Ironically, for any intervention in the forest, the authorities seek the help of the indigenous people and their knowledge base. However, this help is not recognised and no returns are paid to the community.

Policymakers, conservationists and the public must realise that indigenous communities nurture forests. Conservation cannot be at the cost of these communities.

Does this movement have links with other displaced peoples? Should it have these links, or is every situation unique?

The movement certainly has some links with other movements in Karnataka — like Kudremukh where mining and the declaration of a national park has displaced indigenous peasants, and also with the movement against bauxite mining in Kashipur (Orissa).

The common issue for all these movements should be ‘identity’ and not ‘displacement’. The State chooses to see the problem as ‘displacement’ or ‘ownership of land’, because then the problem can be sorted out through land compensation.

The question that the forest dwellers raise is identity — it's the forest and their way of life that gives them their identity. In the case of Baiga, it’s Bewar; for Jenu Kurubas it’s honey; for Aagarias it's the indigenous way of smelting iron. The State refuses to recognise this.

Land cannot compensate for a way of living. For example, the Matiari dam built across the river of the same name has forced hundreds of fisherfolk to become farmers! Many have still not received land compensation. This theme will find a common chord across the country in all tribal struggles.

Recently, four Adivasi groups involved in movements across the country met here in Bangalore to share their experiences, and to form a forest dwellers or Adivasi solidarity group. They sought to discuss their immediate predicament and issues, and to share these with the city dwellers. Representatives from each group put forth their views and addressed the gathering. All the Adivasi leaders said they felt the need to form a joint front at the national level to fight oppression.

Is there any connection between the Kuruba tales of the bear and the more mainstream Karadi the Bear folk tales?

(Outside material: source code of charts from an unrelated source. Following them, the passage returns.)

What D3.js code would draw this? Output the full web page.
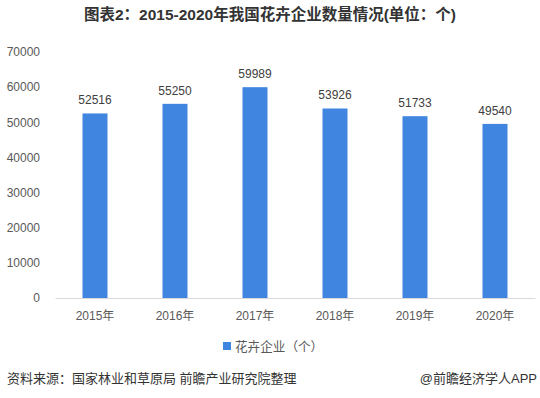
<!DOCTYPE html>
<html><head><meta charset="utf-8">
<script src="https://cdn.jsdelivr.net/npm/d3@7"></script>
<style>
html,body{margin:0;padding:0;background:#fff;}
svg{display:block;font-family:"Liberation Sans","Noto Sans CJK SC",sans-serif;}
</style></head>
<body><svg id="c" width="540" height="398"></svg>
<script>
const title = "图表2：2015-2020年我国花卉企业数量情况(单位：个)";
const categories = ["2015年","2016年","2017年","2018年","2019年","2020年"];
const values = [52516, 55250, 59989, 53926, 51733, 49540];
const yTicks = [0,10000,20000,30000,40000,50000,60000,70000];
const seriesName = "花卉企业（个）";
const source = "资料来源：国家林业和草原局 前瞻产业研究院整理";
const credit = "@前瞻经济学人APP";

(function(){
const svg = d3.select("#c");
const mLeft = 55, mRight = 535, mTop = 52, mBottom = 298;

const x = d3.scaleBand().domain(categories).range([mLeft, mRight]).paddingInner(0.6875).paddingOuter(0.34375);
const y = d3.scaleLinear().domain([0, 70000]).range([mBottom, mTop]);

svg.append("text").attr("x", 270).attr("y", 20).attr("text-anchor", "middle")
  .attr("font-size", 15.5).attr("font-weight", "bold").attr("fill", "#333")
  .text(title);

// y axis
const ya = svg.append("g").attr("transform", `translate(${mLeft},0)`)
  .call(d3.axisLeft(y).tickValues(yTicks).tickSize(0).tickPadding(15).tickFormat(d3.format("d")));
ya.select(".domain").remove();
ya.selectAll("text").attr("font-size", 12).attr("fill", "#595959").attr("font-family", "Liberation Sans, Noto Sans CJK SC, sans-serif");

// bars
svg.append("g").selectAll("rect").data(values).join("rect")
  .attr("x", (d,i) => x(categories[i]))
  .attr("width", x.bandwidth())
  .attr("y", d => y(d))
  .attr("height", d => y(0) - y(d))
  .attr("fill", "#4086e0");

// value labels
svg.append("g").selectAll("text").data(values).join("text")
  .attr("x", (d,i) => x(categories[i]) + x.bandwidth()/2)
  .attr("y", d => y(d) - 9)
  .attr("text-anchor", "middle").attr("font-size", 12).attr("fill", "#404040")
  .text(d => d);

// x axis
const xa = svg.append("g").attr("transform", `translate(0,${mBottom})`)
  .call(d3.axisBottom(x).tickSize(0).tickPadding(13));
xa.select(".domain").attr("stroke", "#d9d9d9");
xa.selectAll("text").attr("font-size", 12).attr("fill", "#595959").attr("font-family", "Liberation Sans, Noto Sans CJK SC, sans-serif");

// legend
const lg = svg.append("g");
lg.append("rect").attr("x", 223).attr("y", 342).attr("width", 8).attr("height", 8).attr("fill", "#4086e0");
lg.append("text").attr("x", 235).attr("y", 351).attr("font-size", 12.6).attr("fill", "#595959").text(seriesName);

// footer
svg.append("text").attr("x", 7).attr("y", 383).attr("font-size", 13).attr("fill", "#333").text(source);
svg.append("text").attr("x", 537).attr("y", 383).attr("text-anchor", "end").attr("font-size", 13).attr("fill", "#333").text(credit);
})();
</script></body></html>
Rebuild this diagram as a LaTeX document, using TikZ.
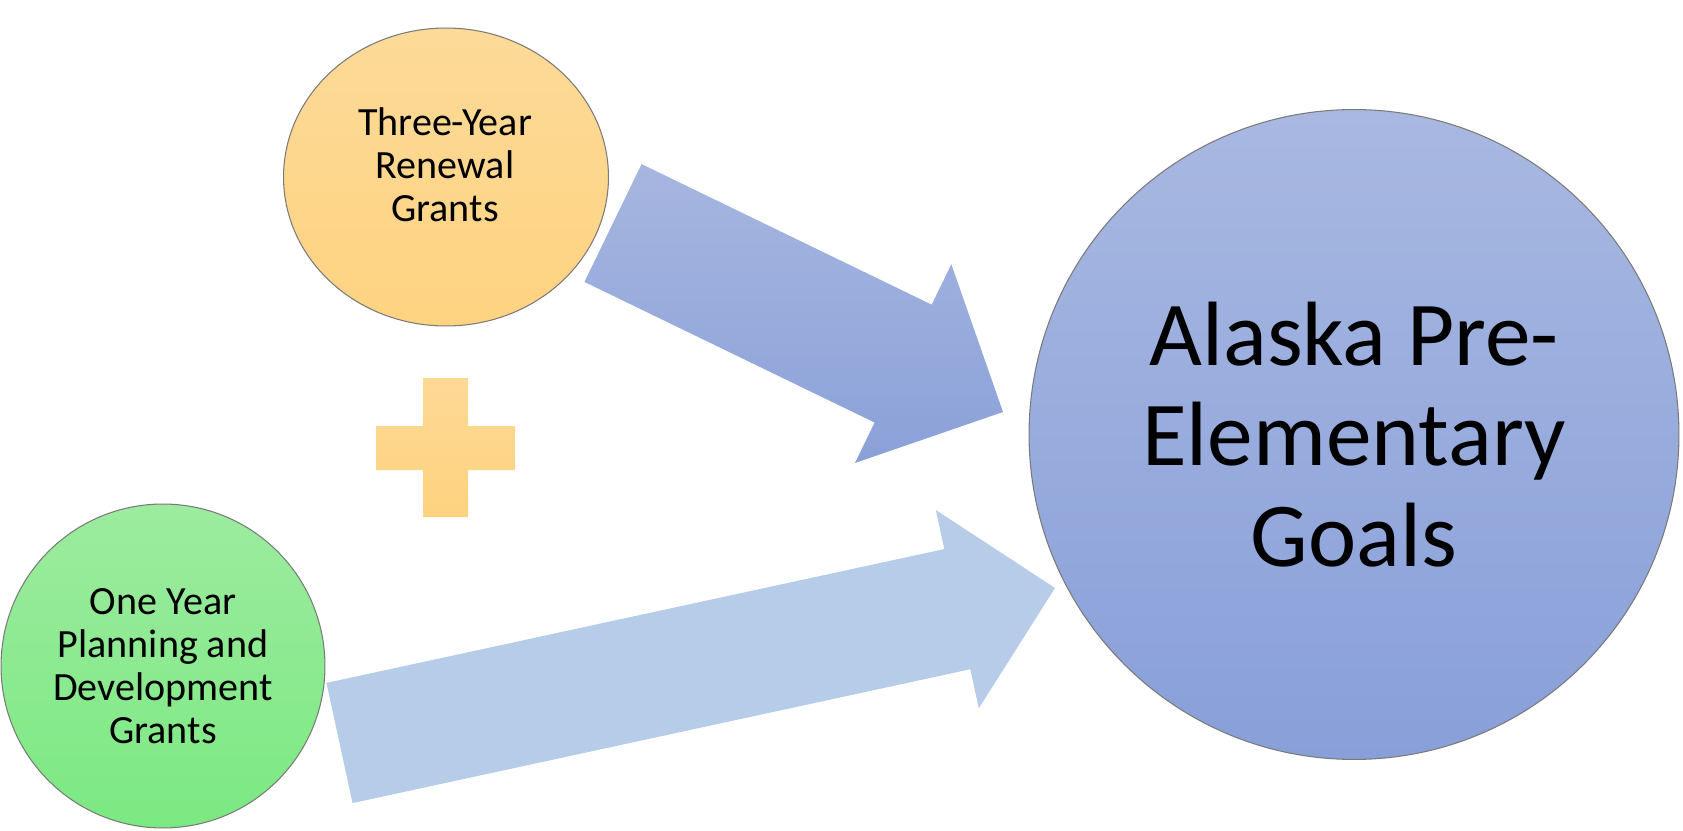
\documentclass[tikz,border=0pt]{standalone}
\usepackage{fontspec}
\setmainfont{Carlito}
\usetikzlibrary{calc,shapes.geometric}
\definecolor{cRenewTop}{HTML}{FDDA98}
\definecolor{cRenewBot}{HTML}{FED381}
\definecolor{cPlanTop}{HTML}{9DEB9F}
\definecolor{cPlanBot}{HTML}{7BE982}
\definecolor{cGoalTop}{HTML}{A8B8E1}
\definecolor{cGoalBot}{HTML}{889FD9}
\definecolor{cArrTop}{HTML}{A7B6E0}
\definecolor{cArrBot}{HTML}{8AA1D8}
\definecolor{cArrLight}{HTML}{B7CCE8}
\definecolor{cPlusTop}{HTML}{FED996}
\definecolor{cPlusBot}{HTML}{FED27E}
\definecolor{cRim}{HTML}{7A7A7A}
\tikzset{
  bubble/.style={draw=cRim, line width=0.6pt, align=center, inner sep=0pt},
  grantfont/.style={font=\fontsize{22.8}{24.5}\selectfont},
  goalfont/.style={font=\fontsize{52}{57}\selectfont},
}
% block arrow: [options] tail, tip, shaft half width, head half width, head length
\newcommand{\blockarrow}[6][]{%
  \path ($(#3)!#6!(#2)$) coordinate (#3-base);
  \shade[#1] ($(#2)!#4!90:(#3)$) -- ($(#3-base)!#4!90:(#3)$)
    -- ($(#3-base)!#5!90:(#3)$) -- (#3)
    -- ($(#3-base)!#5!-90:(#3)$) -- ($(#3-base)!#4!-90:(#3)$)
    -- ($(#2)!#4!-90:(#3)$) -- cycle;
}

\begin{document}
\begin{tikzpicture}[x=0.02cm, y=-0.02cm]
  \useasboundingbox (0,0) rectangle (1683,831);
  % grant bubbles
  \node[bubble, ellipse, minimum width=6.5cm, minimum height=5.96cm,
        top color=cRenewTop, bottom color=cRenewBot] (renewal) at (446,177) {};
  \node[grantfont, align=center] (renewaltxt) at (445,165) {Three-Year\\Renewal\\Grants};
  \node[bubble, circle, minimum size=6.48cm, grantfont,
        top color=cPlanTop, bottom color=cPlanBot] (planning) at (163,666)
        {One Year\\Planning and\\Development\\Grants};
  \node[bubble, circle, minimum size=13cm, goalfont,
        top color=cGoalTop, bottom color=cGoalBot] (goals) at (1354,434.5)
        {Alaska Pre-\\Elementary\\Goals};
  % plus sign
  \shade[top color=cPlusTop, bottom color=cPlusBot]
    (423,378) -- (468,378) -- (468,426) -- (515,426) -- (515,470) -- (468,470)
    -- (468,517) -- (423,517) -- (423,470) -- (376,470) -- (376,426) -- (423,426) -- cycle;
  % arrows into the goals
  \coordinate (renewtail) at (613,223);
  \coordinate (renewtip) at (1003,412);
  \coordinate (plantail) at (339.5,743);
  \coordinate (plantip) at (1055,588);
  \blockarrow[top color=cArrTop, bottom color=cArrBot]{renewtail}{renewtip}{1.31cm}{2.21cm}{2.22cm}
  \blockarrow[top color=cArrLight, bottom color=cArrLight]{plantail}{plantip}{1.23cm}{2.03cm}{2.0cm}
\end{tikzpicture}
\end{document}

Interesting — there could be…

Karadi, Grizzly Bear, Polar Bear, the Great Bear, Teddy Bear … The bear seems to be a favourite character for myths, folktales and legends across cultures, continents and civilisations. It’s very popular with children. While I was working on this film, a friend sent me a copy of a similar legend of the Red Indian tribes, Mt Shasta: Grizzly Legend. The similarities between the two stories surprised me.